Course Information

18-696GZ: Statistical Learning for Data Science (I)




Statistical learning refers to modeling and analyzing complex datasets using a
variety of statistical tools. It is a recently developed area in statistics and blends with parallel developments in computer science and especially in machine learning. With the advent of ever-growing “Big Data” problems,
professional people with statistical learning skills are in high demand. Due to the complexity and depth of this discipline, we expect to offer two consecutive courses (I and II) spanning two semesters. This course is designed as an introductory class to statistical learning, with no background in mathematical science required.
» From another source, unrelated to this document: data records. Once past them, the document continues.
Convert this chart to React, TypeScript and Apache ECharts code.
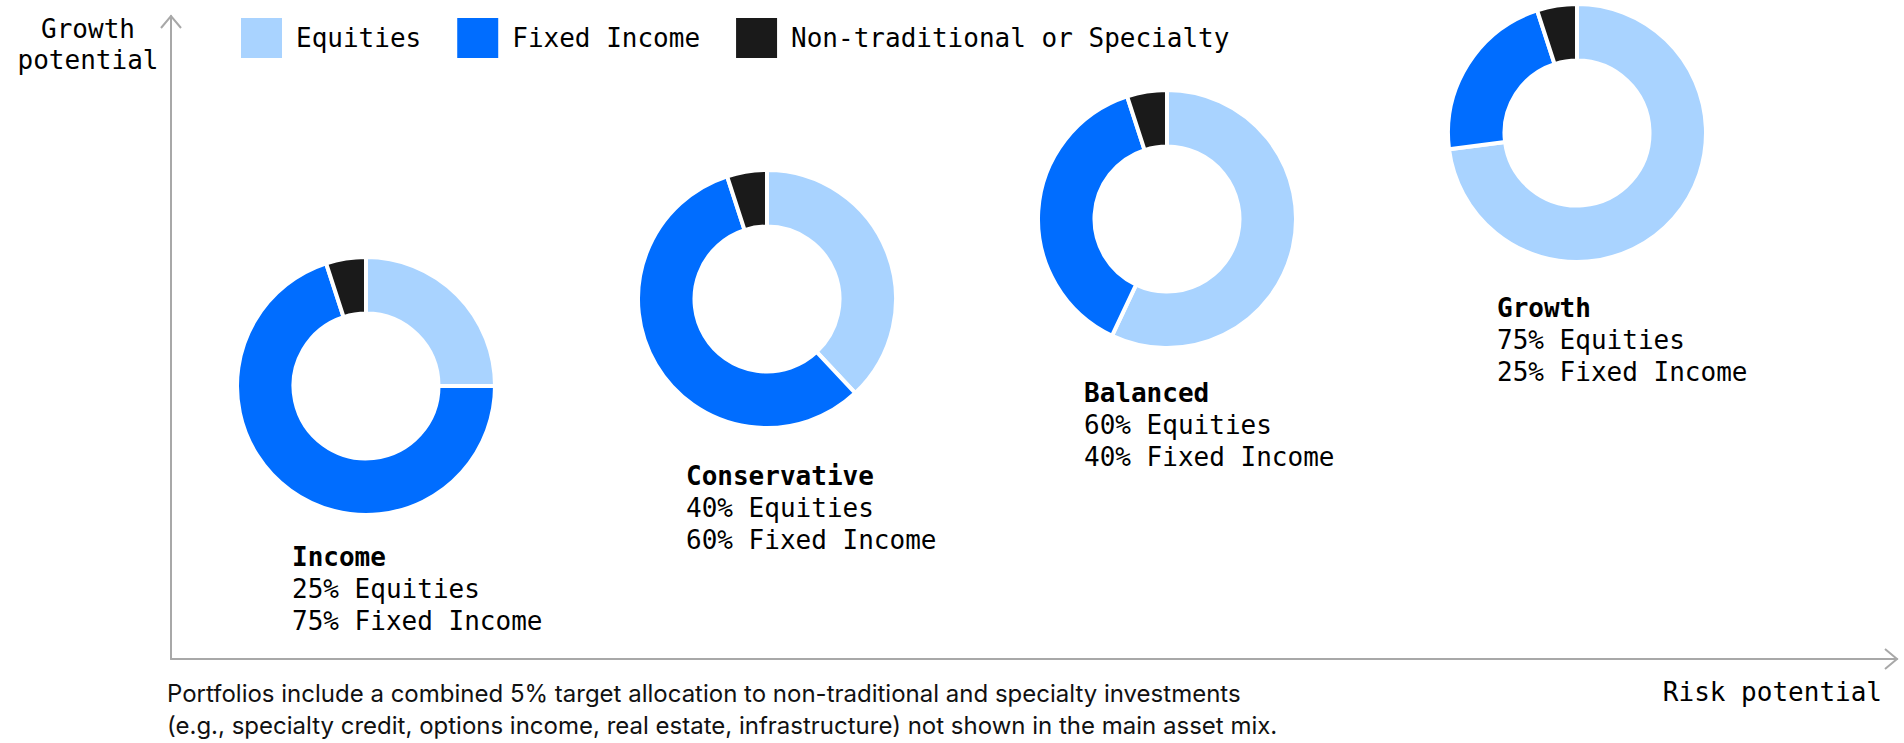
import React, { useEffect, useRef } from "react";
import * as echarts from "echarts";

// ---- data ----
const categories = ["Equities", "Fixed Income", "Non-traditional or Specialty"];
const portfolios = ["Income", "Conservative", "Balanced", "Growth"];
// slice values drawn in each donut (%)
const equitiesSlice = [25, 38, 57, 73];
const fixedIncomeSlice = [70, 57, 38, 22];
const specialtySlice = [5, 5, 5, 5];
// target mix shown in the captions (%)
const equitiesTarget = [25, 40, 60, 75];
const fixedIncomeTarget = [75, 60, 40, 25];
const yAxisTitle = ["Growth", "potential"];
const xAxisTitle = "Risk potential";
const footnote = [
  "Portfolios include a combined 5% target allocation to non-traditional and specialty investments",
  "(e.g., specialty credit, options income, real estate, infrastructure) not shown in the main asset mix.",
];

// ---- layout / style ----
const W = 1904;
const H = 743;
const COLORS = ["#A9D3FF", "#006DFF", "#1A1A1A"];
const MONO = "'DejaVu Sans Mono', 'Liberation Mono', monospace";
const SANS = "Inter, 'Noto Sans', sans-serif";
const AXIS = "#A8A8A8";
const centers = [
  [366, 386],
  [767, 299],
  [1167, 219],
  [1577, 133],
];
const captionPos = [
  [292, 557],
  [686, 476],
  [1084, 393],
  [1497, 308],
];
const FS = 26;
const LH = 32;

export default function App() {
  const ref = useRef<HTMLDivElement>(null);

  useEffect(() => {
    if (!ref.current) return;
    const chart = echarts.init(ref.current, undefined, { renderer: "svg" });

    const pies = portfolios.map((p, i) => ({
      type: "pie",
      name: p,
      center: centers[i],
      radius: [72.5, 129],
      startAngle: 90,
      clockwise: true,
      silent: true,
      label: { show: false },
      labelLine: { show: false },
      emphasis: { disabled: true },
      itemStyle: { borderColor: "#ffffff", borderWidth: 4 },
      data: [
        { name: categories[0], value: equitiesSlice[i] },
        { name: categories[1], value: fixedIncomeSlice[i] },
        { name: categories[2], value: specialtySlice[i] },
      ],
    }));

    const captions = portfolios.map((p, i) => ({
      type: "text",
      x: captionPos[i][0],
      y: captionPos[i][1] - LH / 2,
      silent: true,
      style: {
        text:
          `{b|${p}}\n{n|${equitiesTarget[i]}% ${categories[0]}}\n` +
          `{n|${fixedIncomeTarget[i]}% ${categories[1]}}`,
        verticalAlign: "top",
        align: "left",
        fill: "#000",
        rich: {
          b: { fontFamily: MONO, fontSize: FS, fontWeight: "bold", lineHeight: LH, fill: "#000" },
          n: { fontFamily: MONO, fontSize: FS, lineHeight: LH, fill: "#000" },
        },
      },
    }));

    const option: any = {
      animation: false,
      color: COLORS,
      backgroundColor: "#ffffff",
      legend: {
        left: 239,
        top: 16,
        padding: 0,
        orient: "horizontal",
        itemWidth: 43,
        itemHeight: 42,
        itemGap: 34,
        selectedMode: false,
        icon: "rect",
        data: categories,
        textStyle: {
          fontFamily: MONO,
          fontSize: FS,
          color: "#000",
          padding: [0, 0, 0, 8],
        },
      },
      grid: { left: 171, top: 16, right: 7, bottom: 84 },
      xAxis: {
        type: "value",
        min: 0,
        max: 100,
        axisLine: { show: true, lineStyle: { color: AXIS, width: 2 } },
        axisTick: { show: false },
        axisLabel: { show: false },
        splitLine: { show: false },
      },
      yAxis: {
        type: "value",
        min: 0,
        max: 100,
        axisLine: { show: true, lineStyle: { color: AXIS, width: 2 } },
        axisTick: { show: false },
        axisLabel: { show: false },
        splitLine: { show: false },
      },
      series: pies,
      graphic: [
        {
          type: "polyline",
          silent: true,
          shape: { points: [[1885, 649], [1897, 659], [1885, 669]] },
          style: { stroke: AXIS, lineWidth: 2, fill: null },
        },
        {
          type: "polyline",
          silent: true,
          shape: { points: [[161, 28], [171, 16], [181, 28]] },
          style: { stroke: AXIS, lineWidth: 2, fill: null },
        },
        {
          type: "text",
          x: 88,
          y: 29 - LH / 2,
          silent: true,
          style: {
            text: yAxisTitle.join("\n"),
            align: "center",
            verticalAlign: "top",
            fontFamily: MONO,
            fontSize: FS,
            lineHeight: 31,
            fill: "#000",
          },
        },
        {
          type: "text",
          x: 1882,
          y: 692,
          silent: true,
          style: {
            text: xAxisTitle,
            align: "right",
            verticalAlign: "middle",
            fontFamily: MONO,
            fontSize: FS,
            fill: "#000",
          },
        },
        {
          type: "text",
          x: 167,
          y: 693 - 16,
          silent: true,
          style: {
            text: footnote.join("\n"),
            align: "left",
            verticalAlign: "top",
            fontFamily: SANS,
            fontSize: 24,
            lineHeight: 32,
            fill: "#111",
          },
        },
        ...captions,
      ],
    };

    chart.setOption(option);
    return () => chart.dispose();
  }, []);

  return (
    <div
      ref={ref}
      style={{ position: "fixed", left: 0, top: 0, width: W, height: H, background: "#fff" }}
    />
  );
}
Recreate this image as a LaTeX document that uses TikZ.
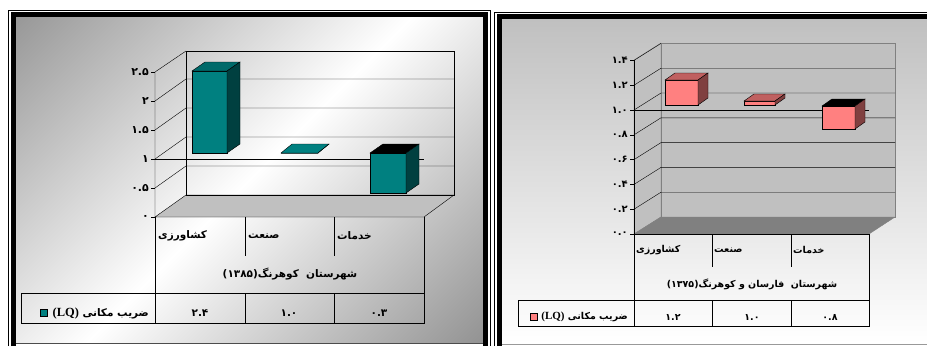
\documentclass[tikz,border=0pt]{standalone}
\usepackage{fontspec}
\setmainfont{Liberation Serif}
\newfontfamily\arabicfont[Script=Arabic]{DejaVu Sans}
\TeXXeTstate=1
\usetikzlibrary{positioning}

\definecolor{tealfront}{HTML}{008080}
\definecolor{tealtop}{HTML}{006A6A}
\definecolor{tealside}{HTML}{004040}
\definecolor{pinkfront}{HTML}{FF8080}
\definecolor{pinktop}{HTML}{C06060}
\definecolor{pinkside}{HTML}{804040}
\definecolor{wallgray}{HTML}{C0C0C0}
\definecolor{floorgray}{HTML}{808080}
\pgfdeclarehorizontalshading{panelshade}{100bp}{color(0bp)=(black!40); color(15bp)=(black!40); color(50bp)=(white); color(85bp)=(black!42); color(100bp)=(black!42)}

% 3D bar: x left, x right, y top, y bottom, depth dx, depth dy, front, top, side
\newcommand{\cbar}[9]{%
  \filldraw[fill=#7] (#1,#3) rectangle (#2,#4);
  \filldraw[fill=#8] (#1,#3) -- ++(#5,#6) -- ++({#2-#1},0) -- (#2,#3) -- cycle;
  \filldraw[fill=#9] (#2,#3) -- ++(#5,#6) -- ++(0,{#4-#3}) -- (#2,#4) -- cycle;
}

\begin{document}
\begin{tikzpicture}[x=1bp, y=-1bp,
    ticka/.style={anchor=east, inner sep=0pt, font=\arabicfont\bfseries\fontsize{11}{13}\selectfont},
    tickb/.style={anchor=east, inner sep=0pt, font=\arabicfont\bfseries\fontsize{10}{12}\selectfont},
    cella/.style={inner sep=0pt, font=\arabicfont\bfseries\fontsize{10.5}{12}\selectfont},
    cellb/.style={inner sep=0pt, font=\arabicfont\bfseries\fontsize{9.5}{11}\selectfont},
    legkey/.style={draw, inner sep=0pt, minimum size=7bp}]
    \path[use as bounding box] (0,0) rectangle (927,346);

    % Panel backgrounds and frames
    \shade[shading=panelshade, shading angle=-45] (15,17) rectangle (483,343);
    \shade[top color=wallgray, bottom color=white] (502,19) rectangle (927,343);
    \draw[black!70] (15,343) -- (483,343);
    \draw[black!40] (502,344.5) -- (927,344.5);
    \draw (8,346) -- (8,10) -- (490.5,10) -- (490.5,346);
    \draw[line width=5bp] (13,346) -- (13,14.5) -- (485.5,14.5) -- (485.5,346);
    \draw (494,346) -- (494,12) -- (927,12);
    \draw[line width=5bp] (499.5,346) -- (499.5,16.5) -- (927,16.5);

    % Left chart: floor, walls and grid
    \filldraw[fill=wallgray] (155,217) -- (424,217) -- (454,195) -- (186,195) -- cycle;
    \draw (186,195) rectangle (454,51);
    \draw (155,217) -- (155,72) -- (186,51);
    \foreach \v in {0.5,1,1.5,2}
        \draw (155,{217-58*\v}) -- (186,{195-58*\v}) -- (454,{195-58*\v});
    \foreach \v in {0,0.5,...,2.5}
        \draw (151,{217-58*\v}) -- (155,{217-58*\v});
    \foreach \v/\t [count=\i] in {0/۰, 0.5/۰.۵, 1/۱, 1.5/۱.۵, 2/۲, 2.5/۲.۵}
        \node[ticka] (lta\i) at (149,{217-58*\v}) {\t};
    \draw (155,159) -- (424,159);

    % Left chart: bars
    \cbar{192}{227}{71}{153}{13}{-9}{tealfront}{tealtop}{tealside}
    \cbar{281}{318}{153}{153}{11}{-9}{tealfront}{tealfront}{tealside}
    \cbar{370}{406}{153}{193}{13}{-9}{tealfront}{black}{tealside}

    % Left chart: data table
    \draw (155,217) -- (155,323) (424,217) -- (424,323);
    \draw (245,217) -- (245,256) (334,217) -- (334,256);
    \draw (21,293) rectangle (424,323);
    \draw (245,293) -- (245,323) (334,293) -- (334,323);
    \node[cella, anchor=west] (catA1) at (158,236) {\beginR کشاورزی\endR};
    \node[cella, anchor=west] (catA2) at (248,236) {\beginR صنعت\endR};
    \node[cella, anchor=west] (catA3) at (337,236) {\beginR خدمات\endR};
    \node[cella] (titleA) at (290,274) {\beginR شهرستان\ \ کوهرنگ\beginL(۱۳۸۵)\endL\endR};
    \node[cella, anchor=east] (lqA) at (149,313) {\beginR ضریب مکانی \beginL\rmfamily\fontsize{12.5}{14}\selectfont(LQ)\endL\endR};
    \node[legkey, fill=tealfront, left=5bp of lqA] (keyA) {};
    \node[cella] (valA1) at (200,313) {۲.۴};
    \node[cella] (valA2) at (289,313) {۱.۰};
    \node[cella] (valA3) at (379,313) {۰.۳};

    % Right chart: floor, walls and grid
    \filldraw[fill=wallgray, draw=floorgray] (634,234) -- (634,60) -- (661,43) -- (661,217) -- cycle;
    \filldraw[fill=wallgray, draw=floorgray] (661,217) rectangle (895,43);
    \filldraw[fill=floorgray, draw=floorgray] (634,234) -- (869,234) -- (895,217) -- (661,217) -- cycle;
    \foreach \v in {0.2,0.4,...,1.3}
        \draw (634,{234-124*\v}) -- (661,{217-124*\v}) -- (895,{217-124*\v});
    \draw (634,60.4) -- (661,43.4);
    \draw (634,234) -- (634,60.4);
    \foreach \v in {0,0.2,...,1.5}
        \draw (630,{234-124*\v}) -- (634,{234-124*\v});
    \foreach \v/\t [count=\i] in {0/۰.۰, 0.2/۰.۲, 0.4/۰.۴, 0.6/۰.۶, 0.8/۰.۸, 1/۱.۰, 1.2/۱.۲, 1.4/۱.۴}
        \node[tickb] (ltb\i) at (628,{234-124*\v}) {\t};
    \draw (634,110) -- (869,110);

    % Right chart: bars
    \cbar{665}{698}{80}{105}{10}{-7}{pinkfront}{pinktop}{pinkside}
    \cbar{744}{775}{101}{105}{10}{-7}{pinkfront}{pinktop}{pinkside}
    \cbar{822}{855}{106}{129}{10}{-7}{pinkfront}{black}{pinkside}

    % Right chart: data table
    \draw (634,234) -- (869,234);
    \draw (634,234) -- (634,326) (869,234) -- (869,326);
    \draw (712,234) -- (712,267) (791,234) -- (791,267);
    \draw (518,300) rectangle (869,326);
    \draw (712,300) -- (712,326) (791,300) -- (791,326);
    \node[cellb, anchor=west] (catB1) at (636,250) {\beginR کشاورزی\endR};
    \node[cellb, anchor=west] (catB2) at (714,250) {\beginR صنعت\endR};
    \node[cellb, anchor=west] (catB3) at (793,250) {\beginR خدمات\endR};
    \node[cellb] (titleB) at (752,284) {\beginR شهرستان\ \ فارسان و کوهرنگ\beginL(۱۳۷۵)\endL\endR};
    \node[cellb, anchor=east] (lqB) at (628,317) {\beginR ضریب مکانی \beginL\rmfamily\fontsize{11}{13}\selectfont(LQ)\endL\endR};
    \node[legkey, fill=pinkfront, left=4bp of lqB] (keyB) {};
    \node[cellb] (valB1) at (673,317) {۱.۲};
    \node[cellb] (valB2) at (752,317) {۱.۰};
    \node[cellb] (valB3) at (830,317) {۰.۸};
\end{tikzpicture}
\end{document}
Topics that will be covered in this course include but are not exclusive to: basics in statistical learning, linear regression (simple linear regression, multiple linear regression), classification (logistic regression, linear discriminant analysis, quadratic discriminant analysis, k-nearest neighbor), resampling (cross-validation, permutation test, bootstrapping), and linear model selection and regularization (subset selection, shrinkage method, dimension reduction, high dimensional statistics). Time allowing, we will cover more topics. The programming language R will be introduced and largely used through the entire class. Homework is expected every week. Some are designed for students to implement the statistical learning algorithms using R. Grading will be based on participation in class, homework, mid-term exam, and final exam.

Prerequisites: None

Last Modified: 2016-11-11 1:51PM

Semesters offered:

  • Fall 2016